- The sound of snow part 1
- The sound of snow part 2
- The sound of snow part 3
- The sound of snow part 4
- The sound of snow part 5
- The sound of snow part 6
- The sound of snow part 7
- The sound of snow part 8
- The sound of snow part 9
- The sound of snow part 10
It seems that some places in the world can inspire a very specific kind of music more easily than others, and it is out of question that Scandinavian countries are the craddle of an easily recognisable, and highly regarded, type of ambient music. Maybe it is because of the isolation, the cold water, the lack of daylight, the snow in the trees... who knows. The undeniable truth is that many masterpieces in the ambient genre were born close to the Artic Circle.
Petter Friberg, the man behind the Motionfield project, is a musician and producer from Sweden who finds the inspiration for his themes in darkness, snow and the cold nature of his country. The sound of snow, his album from 2010, was released by the netlabel Fuselab and featured an artwork cover by Maxim Kiritchenko and Evgeny Shchukin. Divided in ten parts without titles, it is a superb example of that northern ambient we talked about before: sweeping layers of synths, gloomy rythmic patterns and minimal melodies within a very wet mix, with echoes and effects dripping here and there.
'Part 1' is the opening door: a hissing sound in the background is telling us that we are outside, walking around unprotected against the cold wind. The themes are not linked one into the next, but the mood flows unaltered all along the whole album. 'Part 2' is like an adagio for strings and deep pads, full of melancholy and loneliness. Even when the pace goes a little up, like in 'Part 3' or 'Part 7', The sound of snow is still not the sound of a sunny winter day.
The walk keeps going on while Motionfield's music conjures up images of snowed forests at sunset, or icy roads going to nowhere faintly shining at dawn. The one thing all the themes have in common is that there is no one around to be seen, and there is a general feeling of emptiness covering everything. Each theme, even the violin sounds in 'Part 6', seems to come directly from Nature itself, as if no human intervention was needed at all. The musician disappears within his music, and music is all that remains.

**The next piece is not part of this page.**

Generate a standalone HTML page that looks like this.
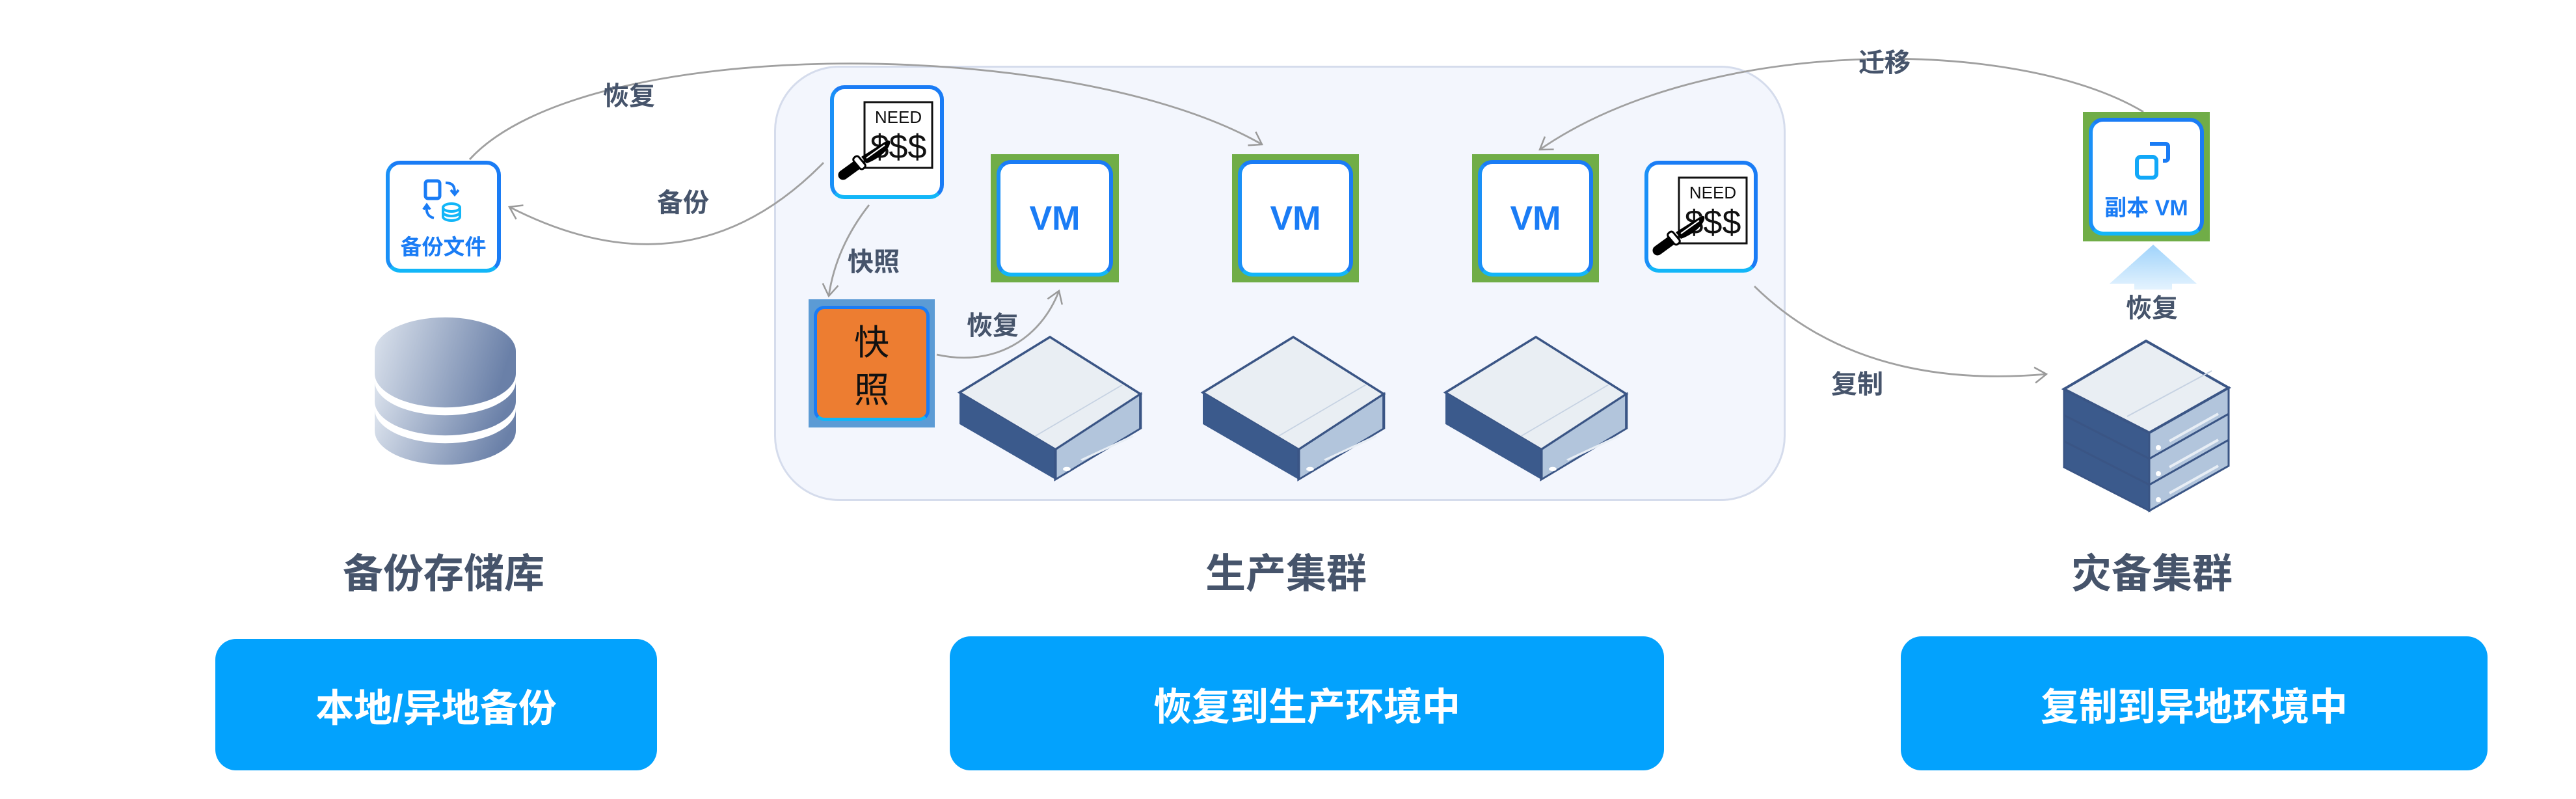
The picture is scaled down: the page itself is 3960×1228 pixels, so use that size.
<!DOCTYPE html>
<html><head><meta charset="utf-8">
<style>
*{margin:0;padding:0;box-sizing:border-box}
body{width:3960px;height:1228px;background:#fff;position:relative;overflow:hidden;font-family:"Liberation Sans","Noto Sans CJK SC",sans-serif}
.abs{position:absolute}
.lbl{position:absolute;color:#46546b;font-weight:bold;font-size:40px;transform:translate(-50%,-50%);white-space:nowrap}
.title{position:absolute;color:#46546b;font-weight:bold;font-size:62px;transform:translate(-50%,-50%);white-space:nowrap}
.btn{position:absolute;background:#03a2fd;border-radius:32px;color:#fff;font-weight:bold;font-size:59px;display:flex;align-items:center;justify-content:center}
.card{position:absolute;background:#fff;border:6px solid #1a7cf5;border-radius:22px;border-bottom-color:#12b6f8;border-left-color:#1a90f7}
.green{position:absolute;background:#70ad47;padding:9px}
.green .card{position:relative;width:100%;height:100%}
.vm{color:#1a7cf5;font-weight:bold;font-size:52px;display:flex;align-items:center;justify-content:center}
</style></head><body>

<div class="abs" style="left:1190px;top:101px;width:1555px;height:669px;background:#f3f6fd;border:3px solid #d5dcec;border-radius:100px"></div>

<svg class="abs" style="left:0;top:0" width="3960" height="1228" viewBox="0 0 3960 1228">
<defs>
<marker id="ar" markerWidth="30" markerHeight="30" refX="20" refY="15" orient="auto" markerUnits="userSpaceOnUse">
<path d="M2 3 L20 15 L2 27" fill="none" stroke="#999" stroke-width="2.5"/></marker>
<linearGradient id="db" x1="0" x2="1" y1="0" y2="0.2"><stop offset="0" stop-color="#dde4ee"/><stop offset="1" stop-color="#6a80a8"/></linearGradient>
<g id="srv">
<polygon points="167,0 334,190 177,375 0,185" fill="#e9eef3" stroke="#3a5585" stroke-width="6"/>
<polygon points="0,185 177,375 177,475 0,290" fill="#3b5a8c"/>
<polygon points="177,375 334,190 334,305 177,475" fill="#b2c5dc" stroke="#3a5585" stroke-width="5"/>
<line x1="140" y1="330" x2="300" y2="160" stroke="#c6d2e2" stroke-width="3"/>
<line x1="225" y1="410" x2="320" y2="330" stroke="#e8eef5" stroke-width="6"/>
<circle cx="198" cy="440" r="7" fill="#fff"/>
</g>
<g id="rw">
<rect x="12" y="24" width="150" height="124" fill="#fff"/>
<rect x="53" y="26" width="104" height="101" fill="#fff" stroke="#111" stroke-width="3"/>
<text x="105" y="58" font-family="Liberation Sans" font-size="26" text-anchor="middle" fill="#111">NEED</text>
<text x="105" y="112" font-family="Liberation Sans" font-size="52" text-anchor="middle" fill="#111">$$$</text>
<path d="M48 110 L86 86 C94 82 94 90 88 98 C80 108 68 116 56 120 Z" fill="#000"/>
<path d="M56 112 L84 92" stroke="#fff" stroke-width="2"/>
<line x1="20" y1="138" x2="42" y2="122" stroke="#000" stroke-width="15" stroke-linecap="round"/>
<rect x="40" y="108" width="10" height="22" rx="4" fill="#fff" stroke="#000" stroke-width="3" transform="rotate(-40 45 119)"/>
</g>
</defs>

<!-- connectors -->
<g fill="none" stroke="#a0a0a0" stroke-width="2.8">
<path d="M722 245 C900 50 1650 55 1940 222" marker-end="url(#ar)"/>
<path d="M1266 250 Q1060 460 783 318" marker-end="url(#ar)"/>
<path d="M1336 315 Q1285 380 1274 455" marker-end="url(#ar)"/>
<path d="M1440 545 C1530 565 1600 520 1628 447" marker-end="url(#ar)"/>
<path d="M3295 172 C3100 55 2620 55 2367 230" marker-end="url(#ar)"/>
<path d="M2697 440 Q2860 600 3146 575" marker-end="url(#ar)"/>
</g>

<!-- database -->
<g>
<path d="M576 540 A108 52 0 0 1 793 540 L793 574 A108 52 0 0 1 576 574 Z" fill="url(#db)"/>
<path d="M576 586 A108 52 0 0 0 793 586 L793 617 A108 52 0 0 1 576 617 Z" fill="url(#db)"/>
<path d="M576 629 A108 52 0 0 0 793 629 L793 662 A108 52 0 0 1 576 662 Z" fill="url(#db)"/>
</g>

<!-- servers -->
<use href="#srv" transform="translate(1475,518) scale(0.833,0.461)"/>
<use href="#srv" transform="translate(1849,518) scale(0.833,0.461)"/>
<use href="#srv" transform="translate(2222,518) scale(0.833,0.461)"/>

<!-- stacked server -->
<g stroke="#3a5585" stroke-width="3">
<polygon points="3173,678 3304,745 3304,785 3173,718" fill="#3b5a8c"/>
<polygon points="3304,745 3426,676 3426,716 3304,785" fill="#b2c5dc"/>
<polygon points="3173,638 3304,705 3304,745 3173,678" fill="#3b5a8c"/>
<polygon points="3304,705 3426,636 3426,676 3304,745" fill="#b2c5dc"/>
<polygon points="3173,598 3304,665 3304,705 3173,638" fill="#3b5a8c"/>
<polygon points="3304,665 3426,596 3426,636 3304,705" fill="#b2c5dc"/>
<polygon points="3299,524 3426,596 3304,665 3173,598" fill="#e9eef3" stroke-width="4"/>
</g>
<g stroke="#e8eef5" stroke-width="4">
<line x1="3335" y1="678" x2="3410" y2="636"/><line x1="3335" y1="718" x2="3410" y2="676"/><line x1="3335" y1="758" x2="3410" y2="716"/>
</g>
<line x1="3270" y1="640" x2="3400" y2="570" stroke="#c6d2e2" stroke-width="2"/>
<circle cx="3318" cy="688" r="4" fill="#fff"/><circle cx="3318" cy="728" r="4" fill="#fff"/><circle cx="3318" cy="768" r="4" fill="#fff"/>

<!-- up arrow -->
<defs><linearGradient id="ua" x1="0" y1="0" x2="0" y2="1"><stop offset="0" stop-color="#9fd3fb"/><stop offset="1" stop-color="#e4f3fe"/></linearGradient></defs>
<polygon points="3310,376 3377,436 3339,436 3339,445 3281,445 3281,436 3243,436" fill="url(#ua)"/>
</svg>

<!-- 备份文件 -->
<div class="card" style="left:593px;top:247px;width:177px;height:172px">
<svg class="abs" style="left:50px;top:22px" width="70" height="70" viewBox="0 0 70 70">
<rect x="5" y="3" width="22" height="27" rx="4" fill="none" stroke="#1a7cf5" stroke-width="5"/>
<path d="M36 6 C48 6 50 12 50 22 M44 17 L50 24 L56 17" fill="none" stroke="#1a7cf5" stroke-width="4"/>
<path d="M18 60 C8 58 6 50 7 42 M2 47 L7 40 L12 47" fill="none" stroke="#1a7cf5" stroke-width="4"/>
<ellipse cx="45" cy="44" rx="13" ry="6" fill="none" stroke="#12b6f8" stroke-width="4"/>
<path d="M32 44 L32 58 A13 6 0 0 0 58 58 L58 44 M32 51 A13 6 0 0 0 58 51" fill="none" stroke="#12b6f8" stroke-width="4"/>
</svg>
<div class="abs" style="left:0;width:100%;top:100px;text-align:center;color:#1a7cf5;font-weight:bold;font-size:33px">备份文件</div>
</div>

<!-- ransom 1 -->
<div class="card" style="left:1276px;top:131px;width:175px;height:175px;background:#fff">
<svg class="abs" style="left:-6px;top:-6px" width="175" height="175"><use href="#rw"/></svg></div>
<!-- ransom 2 -->
<div class="card" style="left:2528px;top:247px;width:174px;height:172px;background:#fff">
<svg class="abs" style="left:-6px;top:-6px" width="175" height="175"><use href="#rw"/></svg></div>

<!-- snapshot -->
<div class="abs" style="left:1243px;top:460px;width:194px;height:197px;background:#5b9bd5;padding:10px 8px">
<div style="width:100%;height:100%;background:#ed7d31;border:5px solid #1a7cf5;border-radius:16px;border-bottom-color:#12b6f8;display:flex;flex-direction:column;align-items:center;justify-content:center;font-size:54px;color:#111;line-height:1.35;font-family:'Noto Sans CJK SC',sans-serif">
<span>快</span><span>照</span></div></div>

<!-- VMs -->
<div class="green" style="left:1523px;top:237px;width:197px;height:197px"><div class="card vm">VM</div></div>
<div class="green" style="left:1894px;top:237px;width:195px;height:197px"><div class="card vm">VM</div></div>
<div class="green" style="left:2263px;top:237px;width:195px;height:197px"><div class="card vm">VM</div></div>
<div class="green" style="left:3202px;top:172px;width:195px;height:199px"><div class="card" style="position:relative">
<svg class="abs" style="left:64px;top:30px" width="56" height="60" viewBox="0 0 56 60">
<path d="M24 4 L48 4 A4 4 0 0 1 52 8 L52 26 A4 4 0 0 1 48 30 L44 30" fill="none" stroke="#1a7cf5" stroke-width="6"/>
<rect x="4" y="24" width="30" height="32" rx="6" fill="none" stroke="#12a8f8" stroke-width="6"/>
</svg>
<div class="abs" style="left:0;width:100%;top:105px;text-align:center;color:#1a7cf5;font-weight:bold;font-size:34px">副本 VM</div>
</div></div>

<!-- connector labels -->
<div class="lbl" style="left:967px;top:144px">恢复</div>
<div class="lbl" style="left:1050px;top:308px">备份</div>
<div class="lbl" style="left:1343px;top:399px">快照</div>
<div class="lbl" style="left:1526px;top:497px">恢复</div>
<div class="lbl" style="left:2897px;top:93px">迁移</div>
<div class="lbl" style="left:2855px;top:587px">复制</div>
<div class="lbl" style="left:3308px;top:470px">恢复</div>

<!-- titles -->
<div class="title" style="left:682px;top:876px">备份存储库</div>
<div class="title" style="left:1977px;top:876px">生产集群</div>
<div class="title" style="left:3308px;top:876px">灾备集群</div>

<!-- buttons -->
<div class="btn" style="left:331px;top:982px;width:679px;height:202px">本地/异地备份</div>
<div class="btn" style="left:1460px;top:978px;width:1098px;height:206px">恢复到生产环境中</div>
<div class="btn" style="left:2922px;top:978px;width:902px;height:206px">复制到异地环境中</div>
</body></html>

'Part 8' is the highlight of the album: quietness and silence, slow-motion falling snowflakes all around, elusive dancing lights in the darkness. The sound of snow is a gemstone of freezing beauty, harsh like the winter where it came from. By the time we reach 'Part 10', home's safety is too far away. The track slowly fades away, as does the album, as does the sound of snow, if there were any.